Enron executives cashed in $1 billion in stock options in the last decade as the stock price soared, illustrating the huge reward management can yield.

But companies might not have used options so aggressively had they been forced to account for them as FASB tried to insist in the mid-1990s.

Stock options are compensation, so they are an expense when a company grants them. But most companies do not deduct them on their income statements. And when options are exercised, they create more shares outstanding, reducing earnings per share.

"If I give you something of value, you expect it to show up somewhere on the income statement," said Larcker, who served on a FASB task force on options.

In 1993, FASB tried to require companies to expense the value of their stock options. The proposal would have slashed earnings at many companies, especially technology firms where options - but not profits - were plentiful.

Corporate America scrambled to oppose the rule. On March 25, 1994, about 3,000 Silicon Valley workers paraded into the San Jose Convention Center to protest FASB's decision.

The event came to be known as the "Rally in the Valley," and it was a clear sign that FASB was under fire.

While tech employees took their fight to the streets, the Big Five accounting firms lobbied more quietly. All five wrote letters to FASB protesting the proposed change.

"This issue is extremely divisive. There are strong differences of opinion in the accounting community on the theoretical issues as well as on the practical and implementation issues," Arthur Andersen partner Benjamin Neuhausen wrote to Beresford in a December 1993 letter. "Some battles are better not fought."
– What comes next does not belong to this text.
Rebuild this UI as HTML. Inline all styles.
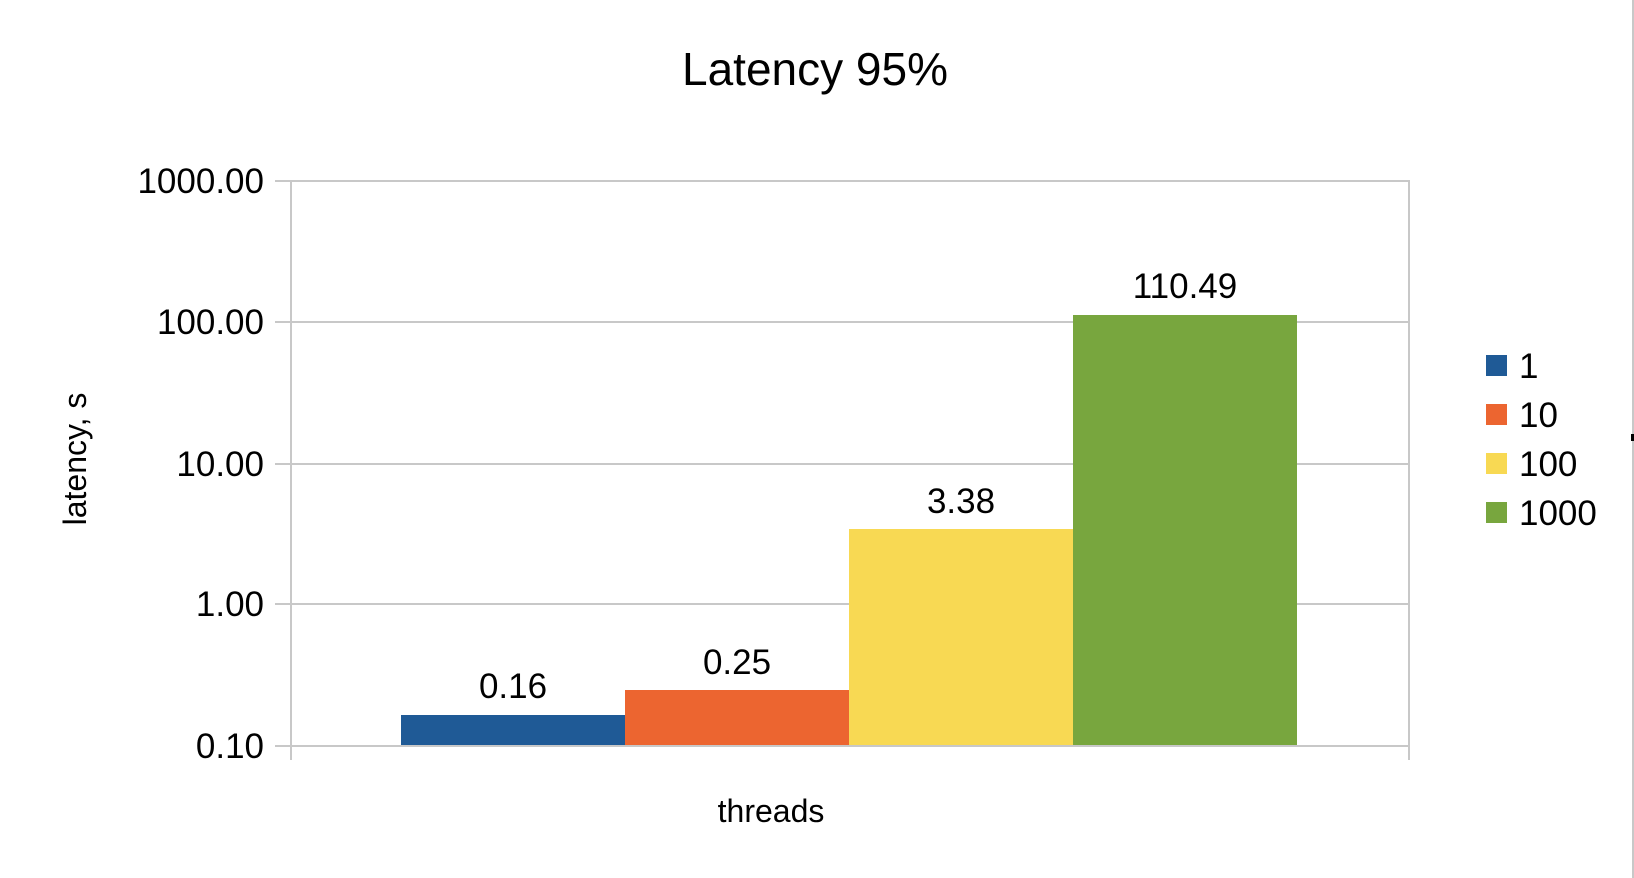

U.S. Sen. Joseph Lieberman, one of the congressional leaders now investigating Enron, demanded that FASB back down. Lieberman, the Connecticut Democrat who ran for vice president with Al Gore in 2000, introduced legislation aimed at limiting FASB's power.

Lieberman spokesman Dan Gerstein said the FASB options proposal would have hurt high-tech firms while not giving much useful information to shareholders.

"It was a bad rule," Gerstein said.

In the end, FASB compromised, allowing companies to either report the cost of options in a footnote, with no effect on earnings, or book them as an expense.

The furor over Enron now has partners at the Big Five talking about the need for change. The American Institute of Certified Public Accountants, a professional organization that includes Big Five members, said it sees room for improvement.

Dan Noll, director of accounting standards at the organization, said FASB does good work. Congress has been the real problem, he said.

"We do think FASB puts out the best standards in the world," Noll said, "but we think they can do even better work if they are allowed to operate on controversial issues without having to worry about the U.S. Congress involving themselves in the process."